Bright star, would I were stedfast as thou art—
Not in lone splendour hung aloft the night
And watching, with eternal lids apart,
Like nature's patient, sleepless Eremite,
The moving waters at their priestlike task
Of pure ablution round earth's human shores,
Or gazing on the new soft-fallen mask
Of snow upon the mountains and the moors
No—yet still stedfast, still unchangeable,
Pillow'd upon my fair love's ripening breast,
To feel for ever its soft fall and swell,
Awake for ever in a sweet unrest,
Still, still to hear her tender-taken breath,
And so live ever—or else swoon to death.
Version transcribed by Keats on 28 September 1820 and published in 1838.
First recorded draftEdit
Bright star! would I were stedfast as thou art!

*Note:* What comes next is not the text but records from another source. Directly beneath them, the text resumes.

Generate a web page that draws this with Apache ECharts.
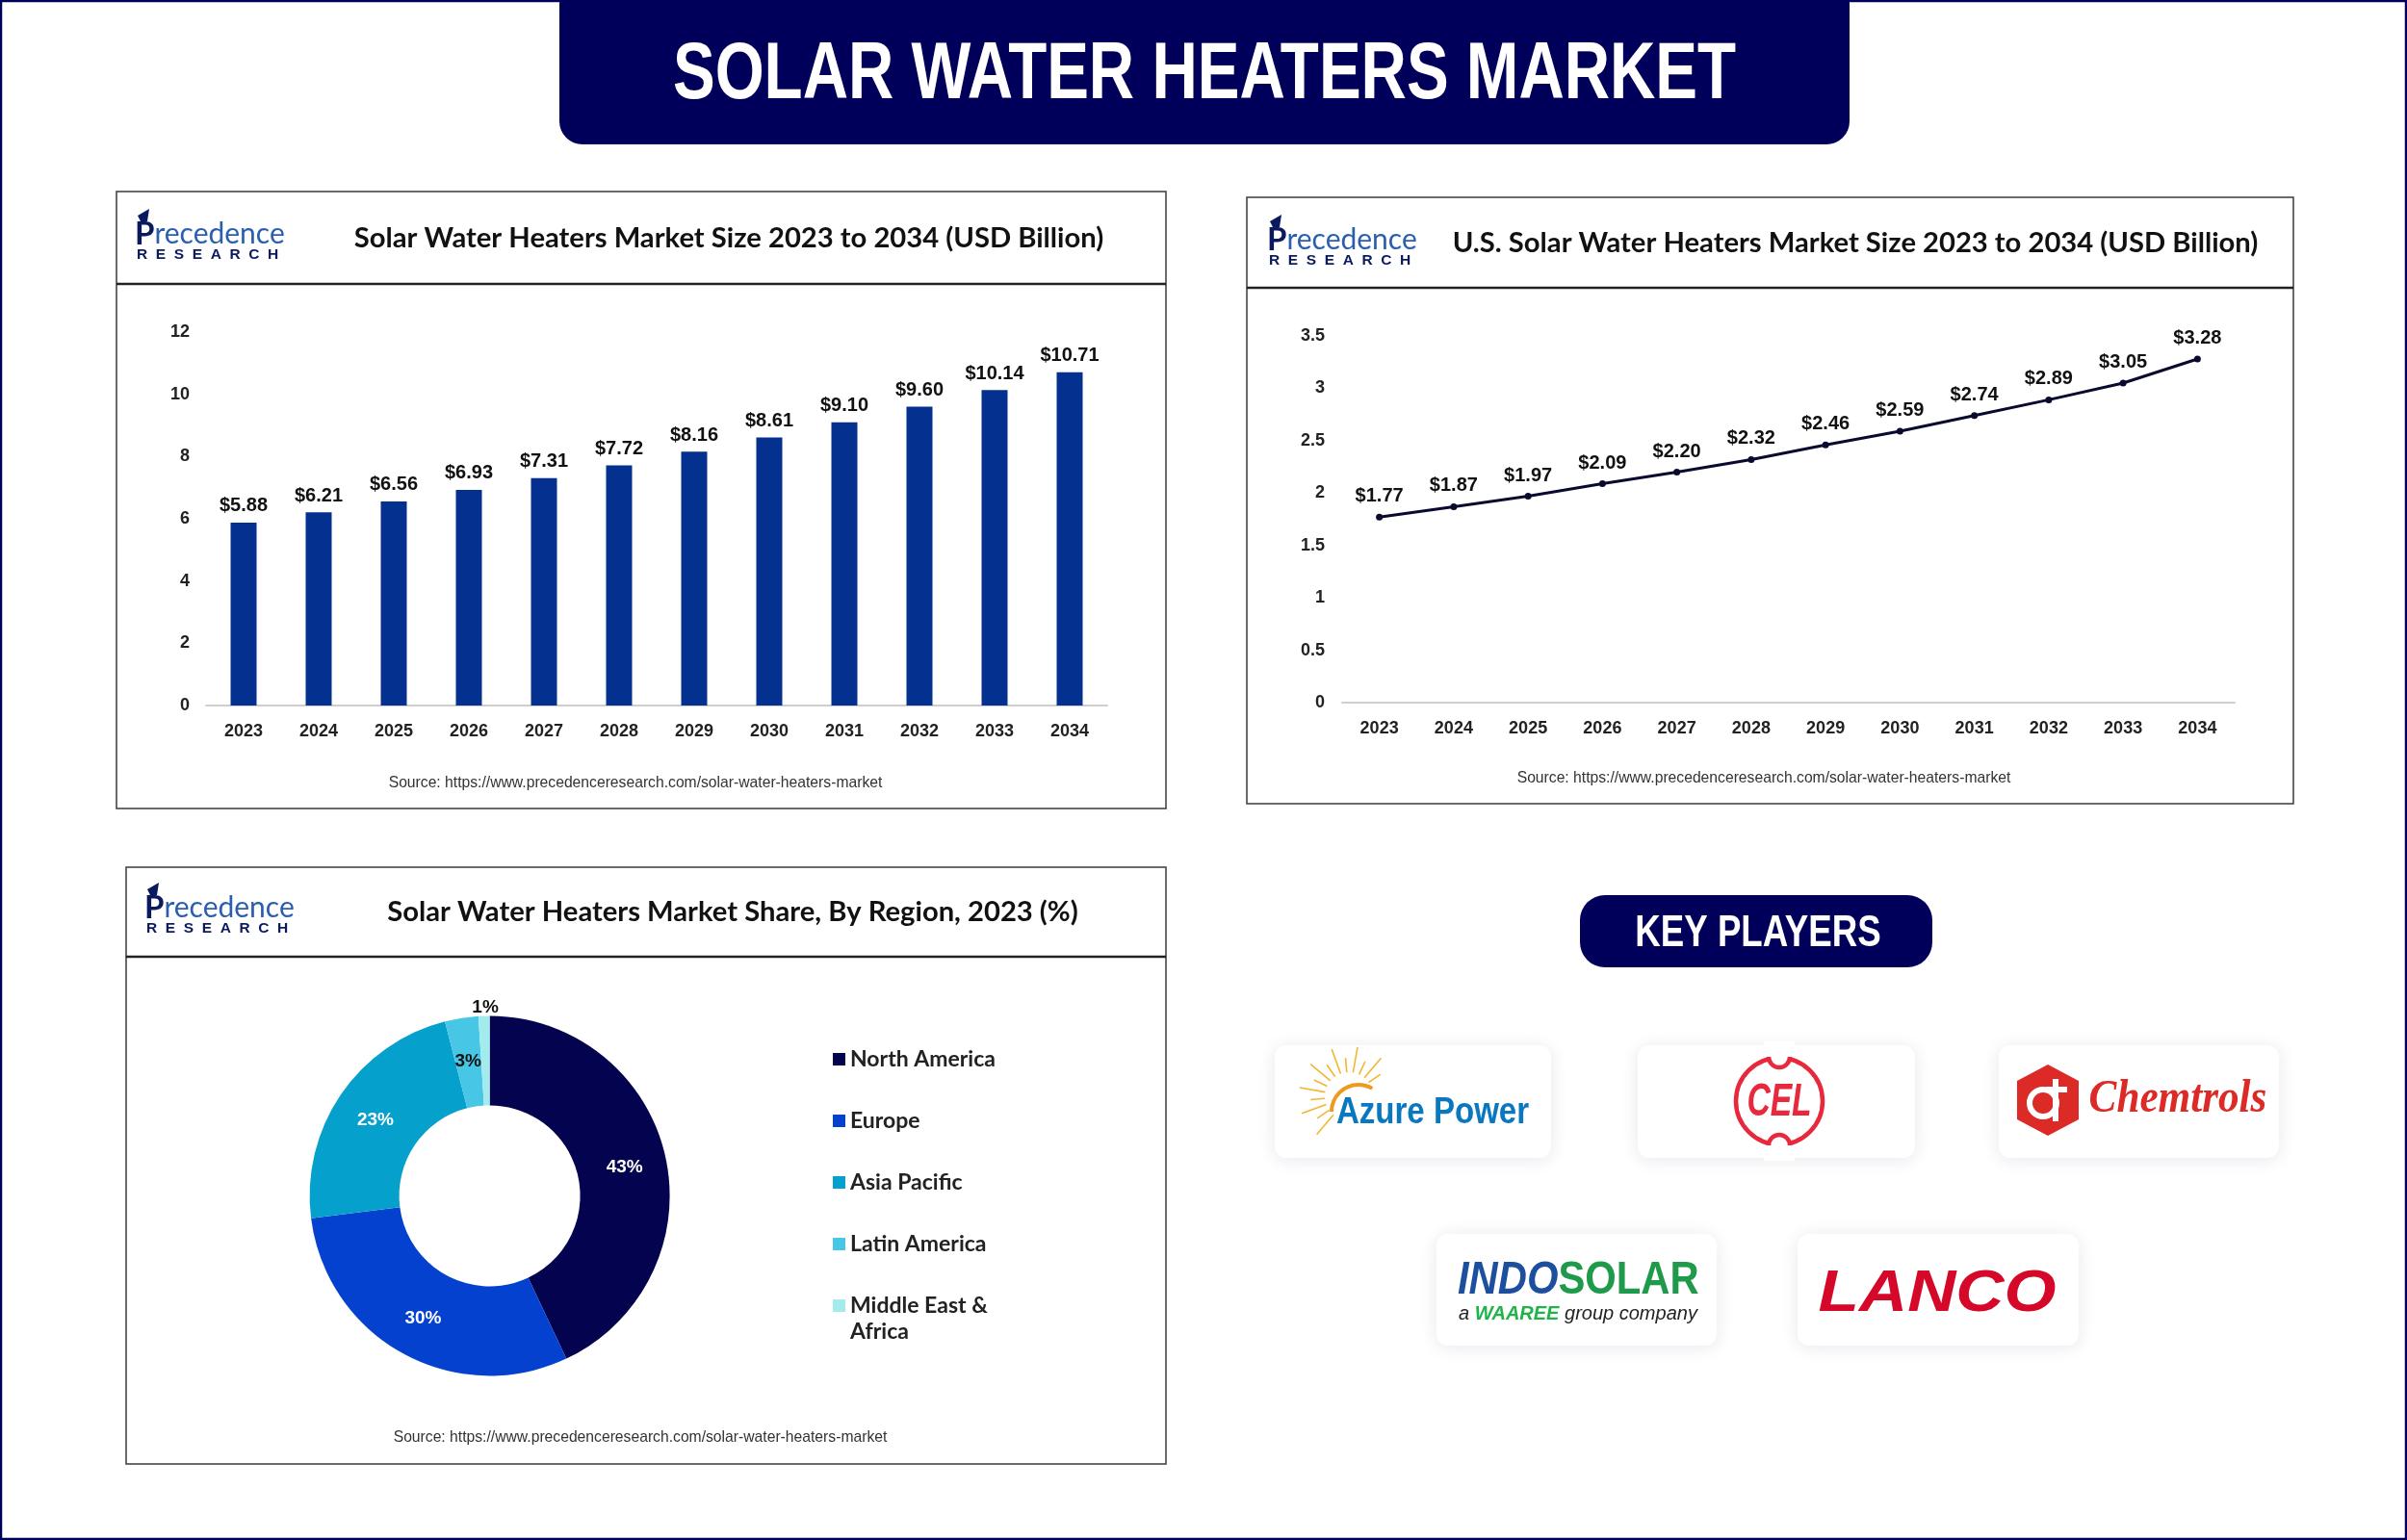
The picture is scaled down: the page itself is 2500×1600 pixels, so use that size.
<!DOCTYPE html>
<html>
<head>
<meta charset="utf-8">
<title>Solar Water Heaters Market</title>
<script src="https://cdn.jsdelivr.net/npm/echarts@6/dist/echarts.min.js"></script>
<style>
	html,body{margin:0;padding:0;background:#fff;}
	#main{width:2500px;height:1600px;}
</style>
</head>
<body>
<div id="main"></div>
<script>
var years=['2023','2024','2025','2026','2027','2028','2029','2030','2031','2032','2033','2034'];
var marketSize=[5.88,6.21,6.56,6.93,7.31,7.72,8.16,8.61,9.10,9.60,10.14,10.71];
var usMarketSize=[1.77,1.87,1.97,2.09,2.20,2.32,2.46,2.59,2.74,2.89,3.05,3.28];
var regions=['North America','Europe','Asia Pacific','Latin America','Middle East & Africa'];
var regionShare=[43,30,23,3,1];
var regionColors=['#03034f','#0541cf','#05a0cc','#48c6e6','#a4ebee'];

var ARIAL='"Liberation Sans",Arial,sans-serif';
var LATO='Lato,"Open Sans",sans-serif';
var NAVY='#00005a';

var myChart=echarts.init(document.getElementById('main'));

//axis shared by the two upper charts
function xAxisOf(gridIndex,margin){
	return {
		type:'category',gridIndex:gridIndex,data:years,
		axisTick:{show:false},
		axisLine:{lineStyle:{color:'#cfcfcf',width:2}},
		axisLabel:{margin:margin,color:'#222',fontFamily:ARIAL,fontWeight:'bold',fontSize:18}
	};
}
function yAxisOf(gridIndex,max,interval,margin){
	return {
		type:'value',gridIndex:gridIndex,min:0,max:max,interval:interval,
		splitLine:{show:false},axisLine:{show:false},axisTick:{show:false},
		axisLabel:{margin:margin,padding:[3,0,0,0],color:'#222',fontFamily:ARIAL,fontWeight:'bold',fontSize:18}
	};
}
function money(params){
	return '$'+params.value.toFixed(2);
}
function panelTitle(text,x,y){
	return {
		text:text,left:x,top:y,padding:0,textAlign:'center',textVerticalAlign:'middle',
		textStyle:{color:'#111',fontFamily:LATO,fontWeight:'bold',fontSize:29.2}
	};
}

//frame, header rule and source line of one panel
function panelParts(x1,y1,x2,y2,ruleY,sourceX,sourceY){
	return [{
		type:'rect',shape:{x:x1,y:y1,width:x2-x1,height:y2-y1},
		style:{fill:'#fff',stroke:'#3a3a3a',lineWidth:1.5},z:-10
	},{
		type:'line',shape:{x1:x1,y1:ruleY,x2:x2,y2:ruleY},
		style:{stroke:'#222',lineWidth:2.5},z:-9
	},{
		type:'text',x:sourceX,y:sourceY,
		style:{text:'Source: https://www.precedenceresearch.com/solar-water-heaters-market',
			fill:'#333',font:'15.7px '+ARIAL,align:'center',verticalAlign:'middle'}
	}];
}

//company mark in the panel header
function brandParts(x,y){
	return [{
		type:'polygon',
		shape:{points:[[x+3,y-19],[x+15,y-26],[x+13,y-13],[x+7,y-11]]},
		style:{fill:'#0b1a5e'}
	},{
		type:'text',x:x,y:y,
		style:{
			text:'{p|P}{r|recedence}',verticalAlign:'middle',align:'left',
			rich:{
				p:{fill:'#0b1a5e',fontFamily:LATO,fontWeight:'bold',fontSize:33},
				r:{fill:'#2a5fb0',fontFamily:LATO,fontSize:30}
			}
		}
	},{
		type:'text',x:x+2,y:y+22,
		style:{text:'R  E  S  E  A  R  C  H',fill:'#0b1a5e',font:'bold 15.5px '+ARIAL,align:'left',verticalAlign:'middle'}
	}];
}

function card(x1,y1,x2,y2){
	return {
		type:'rect',shape:{x:x1,y:y1,width:x2-x1,height:y2-y1,r:12},z:-8,
		style:{fill:'#fff',shadowBlur:18,shadowColor:'rgba(20,30,90,0.10)',shadowOffsetY:2}
	};
}
function label(text,x,y,font,fill,scaleX){
	return {
		type:'text',x:x,y:y,scaleX:scaleX||1,
		style:{text:text,font:font,fill:fill,align:'center',verticalAlign:'middle'}
	};
}

//hand drawn stand-ins for the five logos
function sunRays(cx,cy){
	var parts=[];
	var i,a,len;
	for(i=0;i<14;i++){
		a=(130+i*15)*Math.PI/180;
		len=i%2?40:52;
		parts.push({
			type:'line',
			shape:{x1:cx+Math.cos(a)*25,y1:cy+Math.sin(a)*25,x2:cx+Math.cos(a)*len,y2:cy+Math.sin(a)*len},
			style:{stroke:'#f2b632',lineWidth:1.6}
		});
	}
	parts.push({
		type:'arc',shape:{cx:cx+10,cy:cy+16,r:28,startAngle:Math.PI,endAngle:Math.PI*1.67},
		style:{stroke:'#ee9a1c',fill:'none',lineWidth:4}
	});
	return parts;
}
function celMark(cx,cy){
	return [{
		type:'circle',shape:{cx:cx,cy:cy,r:45},style:{fill:'none',stroke:'#e8283c',lineWidth:4.5}
	},{
		type:'circle',shape:{cx:cx,cy:cy-46,r:11},style:{fill:'#fff',stroke:'#e8283c',lineWidth:4.5}
	},{
		type:'rect',shape:{x:cx-16,y:cy-62,width:32,height:16},style:{fill:'#fff'}
	},{
		type:'circle',shape:{cx:cx,cy:cy+46,r:11},style:{fill:'#fff',stroke:'#e8283c',lineWidth:4.5}
	},{
		type:'rect',shape:{x:cx-16,y:cy+46,width:32,height:16},style:{fill:'#fff'}
	}];
}
function chemMark(cx,cy){
	return [{
		type:'polygon',
		shape:{points:[[cx,cy-37],[cx+32,cy-20],[cx+32,cy+20],[cx,cy+37],[cx-32,cy+20],[cx-32,cy-20]]},
		style:{fill:'#dc2a26'}
	},{
		type:'circle',shape:{cx:cx-5,cy:cy+3,r:14},style:{fill:'none',stroke:'#fff',lineWidth:6}
	},{
		type:'rect',shape:{x:cx+5,y:cy-22,width:6,height:44},style:{fill:'#fff'}
	},{
		type:'rect',shape:{x:cx-2,y:cy-14,width:22,height:6},style:{fill:'#fff'}
	}];
}

var graphics=[{
	type:'rect',shape:{x:1,y:1,width:2498,height:1598},style:{fill:'none',stroke:NAVY,lineWidth:2.5},z:-11
},{
	type:'rect',shape:{x:581,y:-20,width:1340,height:170,r:24},style:{fill:NAVY}
},
	label('SOLAR WATER HEATERS MARKET',1251,79,'bold 84px '+ARIAL,'#fff',0.78),
{
	type:'rect',shape:{x:1641,y:930,width:366,height:75,r:26},style:{fill:NAVY}
},
	label('KEY PLAYERS',1826,970,'bold 47px '+ARIAL,'#fff',0.78),
	card(1324,1086,1611,1203),
	card(1701,1086,1989,1203),
	card(2076,1086,2367,1203),
	card(1492,1282,1783,1398),
	card(1867,1282,2159,1398),
	label('Azure Power',1488,1157,'bold 38px '+ARIAL,'#0a78c0',0.87),
	label('CEL',1848,1146,'italic bold 48px '+ARIAL,'#e8283c',0.7),
	label('Chemtrols',2262,1143,'italic bold 48px "Liberation Serif",serif','#dc2a26',0.9),
	{
		type:'text',x:1514,y:1331,scaleX:0.87,
		style:{
			text:'{a|INDO}{b|SOLAR}',align:'left',verticalAlign:'middle',
			rich:{
				a:{fill:'#1d4f9f',fontFamily:ARIAL,fontWeight:'bold',fontStyle:'italic',fontSize:48},
				b:{fill:'#1f9a4a',fontFamily:ARIAL,fontWeight:'bold',fontSize:48}
			}
		}
	},
	{
		type:'text',x:1515,y:1365,
		style:{
			text:'{c|a }{d|WAAREE}{c| group company}',align:'left',verticalAlign:'middle',
			rich:{
				c:{fill:'#222',fontFamily:ARIAL,fontStyle:'italic',fontSize:20},
				d:{fill:'#1fb34a',fontFamily:ARIAL,fontWeight:'bold',fontStyle:'italic',fontSize:20}
			}
		}
	},
	label('LANCO',2012,1345,'italic bold 62px '+ARIAL,'#d5082a',1.12),
	//second line of the last legend entry
	{
		type:'text',x:883,y:1384,
		style:{text:'Africa',fill:'#222',font:'bold 23px '+LATO,align:'left',verticalAlign:'middle'}
	}
].concat(
	panelParts(121,199,1211,840,295,660,814),
	panelParts(1295,205,2382,835,299,1832,809),
	panelParts(131,901,1211,1521,994,665,1494),
	brandParts(140,243),
	brandParts(1316,249),
	brandParts(150,943),
	sunRays(1401,1139),
	celMark(1848,1144),
	chemMark(2127,1143)
);

var option={
	animation:false,
	backgroundColor:'#fff',
	title:[
		panelTitle('Solar Water Heaters Market Size 2023 to 2034 (USD Billion)',757,248),
		panelTitle('U.S. Solar Water Heaters Market Size 2023 to 2034 (USD Billion)',1927,253),
		panelTitle('Solar Water Heaters Market Share, By Region, 2023 (%)',761,948)
	],
	grid:[
		{left:214,top:345,width:936,height:388},
		{left:1394,top:349,width:927,height:381}
	],
	xAxis:[xAxisOf(0,18),xAxisOf(1,18)],
	yAxis:[yAxisOf(0,12,2,17),yAxisOf(1,3.5,0.5,18)],
	legend:{
		orient:'vertical',left:865,top:1087,padding:0,icon:'rect',itemWidth:13,itemHeight:13,itemGap:37,
		selectedMode:false,
		textStyle:{color:'#222',fontFamily:LATO,fontWeight:'bold',fontSize:23,lineHeight:27},
		formatter:function(name){
			return name.replace(' Africa','');
		},
		data:regions
	},
	graphic:{elements:graphics},
	series:[{
		type:'bar',xAxisIndex:0,yAxisIndex:0,data:marketSize,barWidth:27,
		itemStyle:{color:'#04318f'},
		label:{show:true,position:'top',distance:7,formatter:money,color:'#111',
			fontFamily:ARIAL,fontWeight:'bold',fontSize:20}
	},{
		type:'line',xAxisIndex:1,yAxisIndex:1,data:usMarketSize,
		symbol:'circle',symbolSize:7,
		lineStyle:{color:'#0a0a30',width:3},itemStyle:{color:'#0a0a30'},
		label:{show:true,position:'top',distance:8,formatter:money,color:'#111',
			fontFamily:ARIAL,fontWeight:'bold',fontSize:20}
	},{
		type:'pie',center:[508.6,1242.4],radius:[94,187],startAngle:90,avoidLabelOverlap:false,
		labelLine:{show:false},
		label:{position:'inside',formatter:'{c}%',fontFamily:ARIAL,fontWeight:'bold',fontSize:19,color:'#fff'},
		//the 1% slice carries its label above the ring
		labelLayout:function(params){
			return params.dataIndex==4?{dy:-52}:{dy:2};
		},
		data:regions.map(function(name,i){
			var item={name:name,value:regionShare[i],itemStyle:{color:regionColors[i]}};
			if(i>2){
				item.label={color:'#111'};
			}
			return item;
		})
	}]
};
myChart.setOption(option);
</script>
</body>
</html>
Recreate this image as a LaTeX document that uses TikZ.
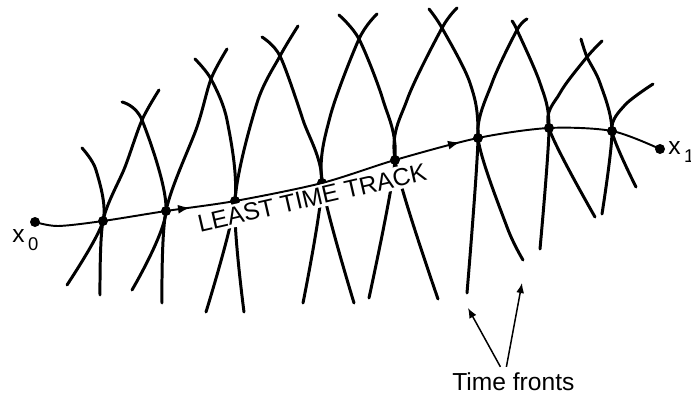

Not in lone splendour hung amid the night;
Not watching, with eternal lids apart,
Like Nature's devout sleepless Eremite,
The morning waters at their priestlike task
Of pure ablution round earth's human shores;
Or, gazing on the new soft fallen mask
Of snow upon the mountains and the moors:—
No;—yet still steadfast, still unchangeable,
Cheek-pillow'd on my Love's white ripening breast,
To touch, for ever, its warm sink and swell,
Awake, for ever, in a sweet unrest;
To hear, to feel her tender-taken breath,
Half passionless, and so swoon on to death.